State the number of lines where "code" appears. Add nothing else.

■ **MATERIALS PROVIDED**
++++++
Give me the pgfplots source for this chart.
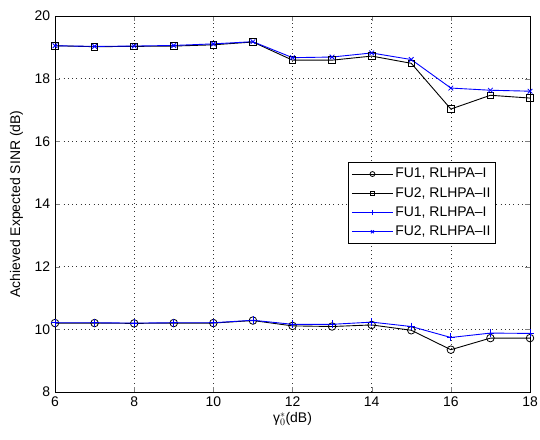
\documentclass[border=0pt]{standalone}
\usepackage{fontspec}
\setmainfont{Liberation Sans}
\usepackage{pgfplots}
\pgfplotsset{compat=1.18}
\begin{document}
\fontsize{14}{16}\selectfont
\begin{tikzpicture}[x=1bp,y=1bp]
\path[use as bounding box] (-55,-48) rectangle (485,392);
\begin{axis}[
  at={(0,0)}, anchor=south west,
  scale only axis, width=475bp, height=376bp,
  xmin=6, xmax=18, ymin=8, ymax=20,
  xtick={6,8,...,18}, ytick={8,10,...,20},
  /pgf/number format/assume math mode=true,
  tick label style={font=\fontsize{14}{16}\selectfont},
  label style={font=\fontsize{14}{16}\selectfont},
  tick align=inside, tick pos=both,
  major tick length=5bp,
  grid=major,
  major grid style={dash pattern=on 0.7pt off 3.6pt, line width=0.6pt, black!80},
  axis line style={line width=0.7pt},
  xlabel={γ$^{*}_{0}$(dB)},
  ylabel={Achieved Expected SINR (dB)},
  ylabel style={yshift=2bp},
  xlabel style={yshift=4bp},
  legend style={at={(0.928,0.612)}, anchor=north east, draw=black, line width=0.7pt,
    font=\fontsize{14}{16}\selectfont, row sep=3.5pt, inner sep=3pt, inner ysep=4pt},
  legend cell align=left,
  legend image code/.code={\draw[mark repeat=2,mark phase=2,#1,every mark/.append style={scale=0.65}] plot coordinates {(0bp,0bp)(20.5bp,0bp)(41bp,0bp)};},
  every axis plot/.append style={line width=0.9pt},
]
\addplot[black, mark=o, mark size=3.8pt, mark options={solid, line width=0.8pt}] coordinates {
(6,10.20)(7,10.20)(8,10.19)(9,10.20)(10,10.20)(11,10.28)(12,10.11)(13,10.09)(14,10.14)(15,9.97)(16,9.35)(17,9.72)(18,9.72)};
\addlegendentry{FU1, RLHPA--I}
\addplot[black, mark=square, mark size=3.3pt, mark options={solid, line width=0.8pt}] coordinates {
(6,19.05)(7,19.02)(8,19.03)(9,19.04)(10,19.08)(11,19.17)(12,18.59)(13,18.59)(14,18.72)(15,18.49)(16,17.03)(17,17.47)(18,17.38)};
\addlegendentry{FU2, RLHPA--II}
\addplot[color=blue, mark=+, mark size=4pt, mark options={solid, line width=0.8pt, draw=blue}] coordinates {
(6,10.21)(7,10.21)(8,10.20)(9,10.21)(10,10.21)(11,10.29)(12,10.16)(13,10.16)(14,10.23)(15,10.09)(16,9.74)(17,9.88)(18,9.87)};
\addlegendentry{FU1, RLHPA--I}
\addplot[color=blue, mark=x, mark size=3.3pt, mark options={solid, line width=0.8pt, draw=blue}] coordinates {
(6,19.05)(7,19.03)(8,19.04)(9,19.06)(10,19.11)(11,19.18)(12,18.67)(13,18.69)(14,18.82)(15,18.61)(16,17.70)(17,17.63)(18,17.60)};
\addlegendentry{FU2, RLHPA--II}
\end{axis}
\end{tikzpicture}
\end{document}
++++++
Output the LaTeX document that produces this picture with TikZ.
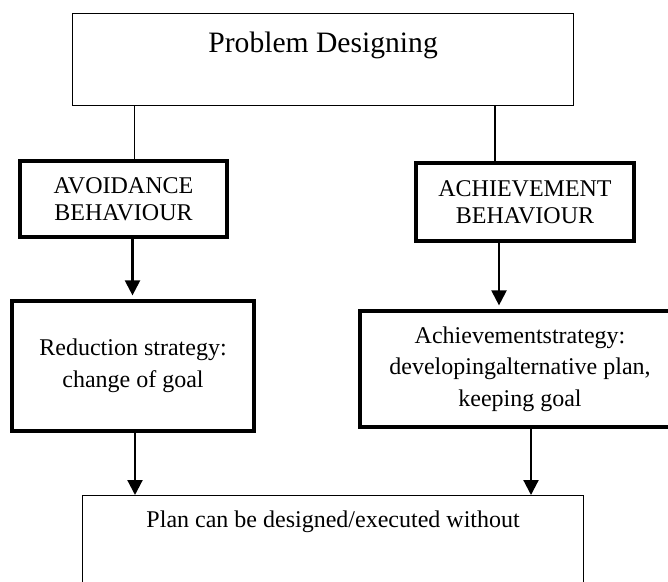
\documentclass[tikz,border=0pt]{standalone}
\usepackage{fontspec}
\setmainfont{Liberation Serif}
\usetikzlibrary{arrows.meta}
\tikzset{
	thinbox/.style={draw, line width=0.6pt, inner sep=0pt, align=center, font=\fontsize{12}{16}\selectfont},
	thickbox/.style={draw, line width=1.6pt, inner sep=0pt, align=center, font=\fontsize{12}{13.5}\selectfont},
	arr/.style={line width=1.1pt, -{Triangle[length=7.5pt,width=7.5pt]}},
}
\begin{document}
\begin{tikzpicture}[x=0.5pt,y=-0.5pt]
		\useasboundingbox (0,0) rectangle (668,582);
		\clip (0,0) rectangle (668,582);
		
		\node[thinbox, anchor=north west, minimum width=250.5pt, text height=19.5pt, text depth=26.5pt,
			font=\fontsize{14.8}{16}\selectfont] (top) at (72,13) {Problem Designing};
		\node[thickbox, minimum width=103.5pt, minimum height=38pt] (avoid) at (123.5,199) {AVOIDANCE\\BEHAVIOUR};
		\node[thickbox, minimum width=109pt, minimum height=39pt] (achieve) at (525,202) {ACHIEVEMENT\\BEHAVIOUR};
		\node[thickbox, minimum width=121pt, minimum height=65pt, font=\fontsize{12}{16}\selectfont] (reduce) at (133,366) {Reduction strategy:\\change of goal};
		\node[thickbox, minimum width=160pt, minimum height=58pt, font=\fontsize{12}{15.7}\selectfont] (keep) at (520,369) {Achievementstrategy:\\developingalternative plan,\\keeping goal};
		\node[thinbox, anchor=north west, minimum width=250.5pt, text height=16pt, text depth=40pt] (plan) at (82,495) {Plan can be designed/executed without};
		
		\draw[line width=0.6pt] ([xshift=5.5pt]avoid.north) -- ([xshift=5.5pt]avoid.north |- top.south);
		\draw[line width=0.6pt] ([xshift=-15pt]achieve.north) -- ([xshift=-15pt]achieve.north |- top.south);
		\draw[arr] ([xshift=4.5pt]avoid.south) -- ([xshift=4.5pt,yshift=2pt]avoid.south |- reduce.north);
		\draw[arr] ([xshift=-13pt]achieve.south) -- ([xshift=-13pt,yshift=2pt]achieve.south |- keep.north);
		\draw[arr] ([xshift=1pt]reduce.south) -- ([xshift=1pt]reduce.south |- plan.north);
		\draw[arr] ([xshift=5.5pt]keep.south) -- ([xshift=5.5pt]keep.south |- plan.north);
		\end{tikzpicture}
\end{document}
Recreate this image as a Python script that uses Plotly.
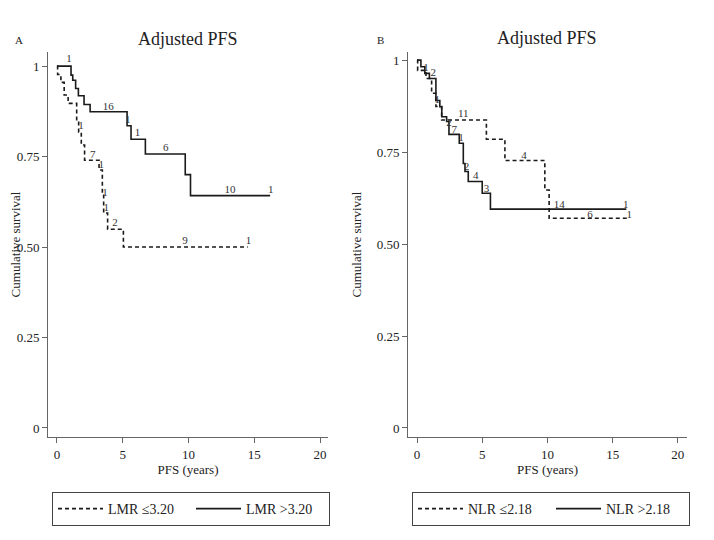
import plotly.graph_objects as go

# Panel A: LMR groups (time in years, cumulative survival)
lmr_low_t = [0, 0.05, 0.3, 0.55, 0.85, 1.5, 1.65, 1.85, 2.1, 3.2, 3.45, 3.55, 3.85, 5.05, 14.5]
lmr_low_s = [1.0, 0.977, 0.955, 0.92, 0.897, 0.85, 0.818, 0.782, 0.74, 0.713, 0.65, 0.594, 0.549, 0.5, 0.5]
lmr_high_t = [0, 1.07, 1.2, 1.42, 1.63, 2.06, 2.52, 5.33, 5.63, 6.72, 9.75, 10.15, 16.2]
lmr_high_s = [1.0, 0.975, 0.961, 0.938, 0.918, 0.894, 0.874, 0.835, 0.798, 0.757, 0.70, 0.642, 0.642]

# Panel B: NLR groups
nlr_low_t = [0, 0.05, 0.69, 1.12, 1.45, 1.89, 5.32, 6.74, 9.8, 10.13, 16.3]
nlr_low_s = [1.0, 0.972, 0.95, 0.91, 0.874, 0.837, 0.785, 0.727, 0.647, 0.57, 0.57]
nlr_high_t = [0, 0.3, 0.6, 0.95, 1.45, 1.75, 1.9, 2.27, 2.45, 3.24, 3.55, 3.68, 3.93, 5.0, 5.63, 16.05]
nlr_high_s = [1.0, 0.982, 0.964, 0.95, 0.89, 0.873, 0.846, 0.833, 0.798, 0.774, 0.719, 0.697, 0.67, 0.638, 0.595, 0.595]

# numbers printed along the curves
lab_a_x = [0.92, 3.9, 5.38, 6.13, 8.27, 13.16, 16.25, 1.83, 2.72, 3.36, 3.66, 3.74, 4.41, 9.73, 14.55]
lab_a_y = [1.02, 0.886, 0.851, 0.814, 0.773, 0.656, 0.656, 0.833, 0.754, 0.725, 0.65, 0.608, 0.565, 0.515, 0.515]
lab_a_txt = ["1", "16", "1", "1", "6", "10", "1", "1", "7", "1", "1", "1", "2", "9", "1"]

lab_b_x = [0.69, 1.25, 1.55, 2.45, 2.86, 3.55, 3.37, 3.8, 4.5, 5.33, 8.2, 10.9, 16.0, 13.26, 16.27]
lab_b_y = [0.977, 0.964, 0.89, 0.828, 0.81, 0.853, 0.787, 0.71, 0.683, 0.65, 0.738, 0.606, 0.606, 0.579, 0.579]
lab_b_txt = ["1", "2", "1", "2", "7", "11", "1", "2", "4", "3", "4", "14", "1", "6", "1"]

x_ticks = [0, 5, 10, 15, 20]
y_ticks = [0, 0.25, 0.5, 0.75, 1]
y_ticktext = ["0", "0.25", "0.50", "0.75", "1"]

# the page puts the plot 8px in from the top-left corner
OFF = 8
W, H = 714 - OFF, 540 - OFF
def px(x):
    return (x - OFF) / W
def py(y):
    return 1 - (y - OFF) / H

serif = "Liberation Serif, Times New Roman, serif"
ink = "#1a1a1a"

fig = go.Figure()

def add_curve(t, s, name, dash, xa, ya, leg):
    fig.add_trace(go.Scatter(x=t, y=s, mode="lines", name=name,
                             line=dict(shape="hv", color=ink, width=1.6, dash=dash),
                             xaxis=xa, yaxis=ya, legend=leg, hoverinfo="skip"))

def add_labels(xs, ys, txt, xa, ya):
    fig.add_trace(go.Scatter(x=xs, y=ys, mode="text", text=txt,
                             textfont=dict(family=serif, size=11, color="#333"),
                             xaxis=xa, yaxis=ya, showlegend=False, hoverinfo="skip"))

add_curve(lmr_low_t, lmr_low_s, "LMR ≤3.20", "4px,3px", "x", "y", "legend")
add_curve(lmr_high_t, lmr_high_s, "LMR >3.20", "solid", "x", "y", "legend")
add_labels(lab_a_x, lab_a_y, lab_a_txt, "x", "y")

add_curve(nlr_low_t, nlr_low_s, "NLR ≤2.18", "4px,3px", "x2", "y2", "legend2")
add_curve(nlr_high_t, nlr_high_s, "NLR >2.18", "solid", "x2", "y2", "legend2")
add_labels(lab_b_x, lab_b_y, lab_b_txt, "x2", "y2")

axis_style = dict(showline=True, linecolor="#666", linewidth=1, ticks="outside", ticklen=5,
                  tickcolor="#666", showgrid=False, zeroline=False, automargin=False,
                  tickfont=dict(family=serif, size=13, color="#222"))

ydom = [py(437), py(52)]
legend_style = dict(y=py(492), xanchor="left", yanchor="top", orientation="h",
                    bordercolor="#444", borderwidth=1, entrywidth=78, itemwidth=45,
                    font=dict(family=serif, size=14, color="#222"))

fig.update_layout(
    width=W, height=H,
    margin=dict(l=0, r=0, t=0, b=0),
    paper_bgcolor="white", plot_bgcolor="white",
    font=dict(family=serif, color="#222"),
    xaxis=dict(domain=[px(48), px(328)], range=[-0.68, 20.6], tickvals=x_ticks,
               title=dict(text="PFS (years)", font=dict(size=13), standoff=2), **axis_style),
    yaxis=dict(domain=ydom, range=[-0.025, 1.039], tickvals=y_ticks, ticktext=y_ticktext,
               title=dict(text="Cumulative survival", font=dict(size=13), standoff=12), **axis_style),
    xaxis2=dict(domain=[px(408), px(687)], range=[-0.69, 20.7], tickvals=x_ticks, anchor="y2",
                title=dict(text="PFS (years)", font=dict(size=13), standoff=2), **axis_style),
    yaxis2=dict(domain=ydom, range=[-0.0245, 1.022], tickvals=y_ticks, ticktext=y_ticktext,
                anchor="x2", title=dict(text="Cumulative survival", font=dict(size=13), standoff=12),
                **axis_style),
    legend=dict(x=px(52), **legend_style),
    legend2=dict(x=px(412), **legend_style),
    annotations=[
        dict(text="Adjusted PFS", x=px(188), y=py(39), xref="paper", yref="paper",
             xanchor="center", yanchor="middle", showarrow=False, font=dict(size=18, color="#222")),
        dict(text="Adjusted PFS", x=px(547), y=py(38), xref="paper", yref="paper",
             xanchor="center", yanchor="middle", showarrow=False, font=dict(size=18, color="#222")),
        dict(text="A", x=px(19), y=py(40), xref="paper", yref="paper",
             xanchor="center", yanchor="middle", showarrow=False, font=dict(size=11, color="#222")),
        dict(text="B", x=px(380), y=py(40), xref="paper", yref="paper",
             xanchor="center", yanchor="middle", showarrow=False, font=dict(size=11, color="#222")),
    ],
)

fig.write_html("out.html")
++++++
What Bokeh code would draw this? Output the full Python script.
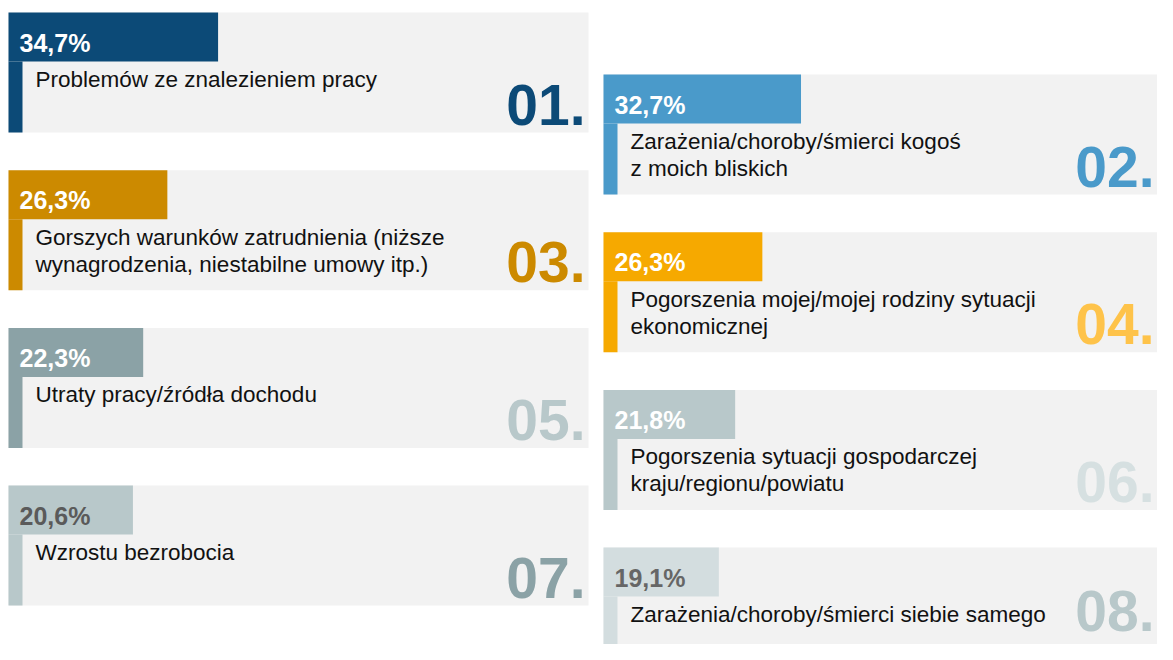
++++++
■ **EXERCISE RESPONSE**
2